-- BEGIN MATERIAL FOR THIS EXERCISE --

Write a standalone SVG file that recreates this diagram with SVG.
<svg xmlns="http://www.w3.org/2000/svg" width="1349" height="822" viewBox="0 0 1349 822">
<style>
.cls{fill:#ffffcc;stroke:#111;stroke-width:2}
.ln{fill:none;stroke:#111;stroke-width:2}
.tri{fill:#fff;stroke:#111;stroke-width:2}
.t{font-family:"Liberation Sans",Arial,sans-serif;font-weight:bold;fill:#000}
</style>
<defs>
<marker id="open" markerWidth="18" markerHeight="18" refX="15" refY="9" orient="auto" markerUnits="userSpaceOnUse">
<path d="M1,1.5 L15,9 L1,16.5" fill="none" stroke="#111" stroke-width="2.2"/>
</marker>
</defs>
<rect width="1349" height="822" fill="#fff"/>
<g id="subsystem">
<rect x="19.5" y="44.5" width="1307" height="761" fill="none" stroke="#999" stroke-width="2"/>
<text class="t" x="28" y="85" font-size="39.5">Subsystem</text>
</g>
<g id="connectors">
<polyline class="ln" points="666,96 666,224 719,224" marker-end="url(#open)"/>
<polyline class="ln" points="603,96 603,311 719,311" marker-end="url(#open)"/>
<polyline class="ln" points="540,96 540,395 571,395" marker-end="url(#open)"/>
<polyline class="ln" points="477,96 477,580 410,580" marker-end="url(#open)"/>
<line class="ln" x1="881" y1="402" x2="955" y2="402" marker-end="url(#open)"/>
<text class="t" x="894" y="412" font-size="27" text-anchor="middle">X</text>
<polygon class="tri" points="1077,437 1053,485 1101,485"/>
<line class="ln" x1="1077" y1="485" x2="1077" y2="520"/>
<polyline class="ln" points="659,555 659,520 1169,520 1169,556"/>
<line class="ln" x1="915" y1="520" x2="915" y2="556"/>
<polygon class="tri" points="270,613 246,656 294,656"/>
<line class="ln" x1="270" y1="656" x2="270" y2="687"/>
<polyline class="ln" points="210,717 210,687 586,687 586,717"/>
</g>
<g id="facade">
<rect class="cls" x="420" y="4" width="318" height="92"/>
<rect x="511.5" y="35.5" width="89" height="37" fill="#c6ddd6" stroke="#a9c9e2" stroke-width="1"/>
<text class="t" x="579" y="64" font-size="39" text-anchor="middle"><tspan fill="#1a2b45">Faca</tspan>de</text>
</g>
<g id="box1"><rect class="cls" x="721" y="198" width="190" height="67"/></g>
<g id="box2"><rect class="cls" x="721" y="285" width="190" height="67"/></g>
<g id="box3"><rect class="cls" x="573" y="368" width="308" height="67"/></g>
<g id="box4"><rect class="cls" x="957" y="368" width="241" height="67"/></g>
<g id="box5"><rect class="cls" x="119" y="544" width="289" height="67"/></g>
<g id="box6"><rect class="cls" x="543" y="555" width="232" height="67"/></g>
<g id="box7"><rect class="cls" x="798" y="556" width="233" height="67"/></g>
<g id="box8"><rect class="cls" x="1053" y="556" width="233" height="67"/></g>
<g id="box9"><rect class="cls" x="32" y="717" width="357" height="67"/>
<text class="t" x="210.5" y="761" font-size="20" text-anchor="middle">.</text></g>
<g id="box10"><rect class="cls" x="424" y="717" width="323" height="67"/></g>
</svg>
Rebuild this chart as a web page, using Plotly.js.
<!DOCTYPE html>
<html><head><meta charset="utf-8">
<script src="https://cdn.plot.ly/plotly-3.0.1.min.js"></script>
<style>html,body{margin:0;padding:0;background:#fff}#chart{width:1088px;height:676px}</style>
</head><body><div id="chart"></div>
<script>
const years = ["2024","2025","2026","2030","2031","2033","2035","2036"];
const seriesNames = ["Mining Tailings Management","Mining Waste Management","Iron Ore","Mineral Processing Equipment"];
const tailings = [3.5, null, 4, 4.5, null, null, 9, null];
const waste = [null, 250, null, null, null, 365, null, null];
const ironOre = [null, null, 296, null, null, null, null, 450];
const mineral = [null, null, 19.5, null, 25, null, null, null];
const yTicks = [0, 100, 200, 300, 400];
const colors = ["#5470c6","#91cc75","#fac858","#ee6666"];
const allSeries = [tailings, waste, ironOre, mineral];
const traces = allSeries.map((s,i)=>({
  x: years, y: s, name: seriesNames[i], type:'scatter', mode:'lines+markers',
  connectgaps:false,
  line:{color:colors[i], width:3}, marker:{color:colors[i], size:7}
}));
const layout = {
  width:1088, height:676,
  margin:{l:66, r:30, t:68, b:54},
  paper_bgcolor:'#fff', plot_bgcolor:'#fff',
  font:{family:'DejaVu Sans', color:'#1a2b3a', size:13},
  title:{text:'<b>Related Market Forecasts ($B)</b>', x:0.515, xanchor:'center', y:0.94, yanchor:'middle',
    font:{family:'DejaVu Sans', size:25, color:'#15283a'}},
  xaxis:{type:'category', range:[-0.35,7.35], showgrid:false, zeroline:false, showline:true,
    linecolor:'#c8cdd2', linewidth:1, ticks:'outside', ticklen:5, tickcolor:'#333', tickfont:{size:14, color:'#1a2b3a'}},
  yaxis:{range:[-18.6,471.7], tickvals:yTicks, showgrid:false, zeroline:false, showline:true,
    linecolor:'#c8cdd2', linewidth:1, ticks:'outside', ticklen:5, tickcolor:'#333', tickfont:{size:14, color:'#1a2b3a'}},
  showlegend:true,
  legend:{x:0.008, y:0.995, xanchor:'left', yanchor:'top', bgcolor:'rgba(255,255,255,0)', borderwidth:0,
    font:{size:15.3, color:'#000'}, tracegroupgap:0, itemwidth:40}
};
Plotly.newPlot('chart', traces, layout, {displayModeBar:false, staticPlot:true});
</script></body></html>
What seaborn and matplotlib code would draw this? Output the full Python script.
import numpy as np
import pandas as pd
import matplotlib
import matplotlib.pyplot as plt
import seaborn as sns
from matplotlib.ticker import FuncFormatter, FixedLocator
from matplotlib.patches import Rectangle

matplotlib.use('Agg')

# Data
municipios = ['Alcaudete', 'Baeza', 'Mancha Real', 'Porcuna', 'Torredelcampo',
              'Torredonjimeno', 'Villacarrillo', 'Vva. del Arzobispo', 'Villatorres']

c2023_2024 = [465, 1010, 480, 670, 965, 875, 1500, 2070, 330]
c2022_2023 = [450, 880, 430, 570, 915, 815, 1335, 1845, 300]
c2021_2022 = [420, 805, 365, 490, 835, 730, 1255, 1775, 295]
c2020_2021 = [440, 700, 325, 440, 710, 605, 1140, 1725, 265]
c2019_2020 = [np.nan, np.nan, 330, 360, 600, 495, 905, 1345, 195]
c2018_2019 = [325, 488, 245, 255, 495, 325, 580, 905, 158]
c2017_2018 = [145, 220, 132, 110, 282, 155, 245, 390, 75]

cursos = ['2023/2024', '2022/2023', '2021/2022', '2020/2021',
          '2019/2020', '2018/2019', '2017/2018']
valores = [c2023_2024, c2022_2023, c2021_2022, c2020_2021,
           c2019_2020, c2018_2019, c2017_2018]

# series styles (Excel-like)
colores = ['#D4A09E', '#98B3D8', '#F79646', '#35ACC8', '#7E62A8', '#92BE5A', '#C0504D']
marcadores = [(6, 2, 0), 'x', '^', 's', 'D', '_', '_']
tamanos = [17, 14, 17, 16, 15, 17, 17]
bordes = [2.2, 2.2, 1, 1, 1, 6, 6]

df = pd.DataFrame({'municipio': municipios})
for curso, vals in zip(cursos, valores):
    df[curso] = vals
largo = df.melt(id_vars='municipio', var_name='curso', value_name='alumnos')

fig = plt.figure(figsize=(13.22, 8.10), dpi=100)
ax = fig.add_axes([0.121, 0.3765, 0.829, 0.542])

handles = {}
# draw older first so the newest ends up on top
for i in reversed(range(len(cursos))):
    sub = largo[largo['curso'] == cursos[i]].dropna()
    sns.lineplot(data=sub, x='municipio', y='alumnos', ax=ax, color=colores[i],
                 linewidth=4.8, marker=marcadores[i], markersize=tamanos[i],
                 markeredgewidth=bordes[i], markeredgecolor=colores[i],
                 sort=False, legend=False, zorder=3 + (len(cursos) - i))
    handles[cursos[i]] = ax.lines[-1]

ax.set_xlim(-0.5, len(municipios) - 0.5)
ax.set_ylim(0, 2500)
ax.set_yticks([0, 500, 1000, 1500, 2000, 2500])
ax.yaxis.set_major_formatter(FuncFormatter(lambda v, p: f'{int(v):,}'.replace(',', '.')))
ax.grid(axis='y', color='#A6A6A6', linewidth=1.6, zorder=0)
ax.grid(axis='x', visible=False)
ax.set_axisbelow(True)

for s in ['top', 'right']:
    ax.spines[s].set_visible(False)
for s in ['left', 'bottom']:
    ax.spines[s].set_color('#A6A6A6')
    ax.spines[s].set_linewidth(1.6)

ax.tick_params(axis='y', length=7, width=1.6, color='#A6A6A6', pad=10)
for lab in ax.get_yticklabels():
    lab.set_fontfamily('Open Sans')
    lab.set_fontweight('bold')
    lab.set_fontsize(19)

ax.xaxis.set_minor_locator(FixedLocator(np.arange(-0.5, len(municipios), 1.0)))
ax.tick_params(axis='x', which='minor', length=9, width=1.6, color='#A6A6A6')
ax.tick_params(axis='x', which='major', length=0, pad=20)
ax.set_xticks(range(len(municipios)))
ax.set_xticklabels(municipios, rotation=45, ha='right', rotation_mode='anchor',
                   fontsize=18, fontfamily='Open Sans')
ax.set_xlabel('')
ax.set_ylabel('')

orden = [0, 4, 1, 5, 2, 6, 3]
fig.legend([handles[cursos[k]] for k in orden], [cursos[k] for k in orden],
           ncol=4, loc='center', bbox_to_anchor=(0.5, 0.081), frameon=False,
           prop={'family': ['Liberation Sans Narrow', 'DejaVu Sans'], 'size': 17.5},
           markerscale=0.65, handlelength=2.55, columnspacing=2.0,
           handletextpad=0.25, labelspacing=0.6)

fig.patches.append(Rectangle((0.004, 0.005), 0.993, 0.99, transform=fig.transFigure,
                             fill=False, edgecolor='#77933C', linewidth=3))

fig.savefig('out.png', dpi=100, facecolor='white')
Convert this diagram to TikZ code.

-- END MATERIAL FOR THIS EXERCISE --

• [TASK DETAILS]: The lines to transcribe begin at the line with "What seaborn and" and end at the line with "matplotlib.use('Agg')"; copy them exactly, both ends included.

• [EXPECTED ANSWER]:
What seaborn and matplotlib code would draw this? Output the full Python script.
import numpy as np
import pandas as pd
import matplotlib
import matplotlib.pyplot as plt
import seaborn as sns
from matplotlib.ticker import FuncFormatter, FixedLocator
from matplotlib.patches import Rectangle

matplotlib.use('Agg')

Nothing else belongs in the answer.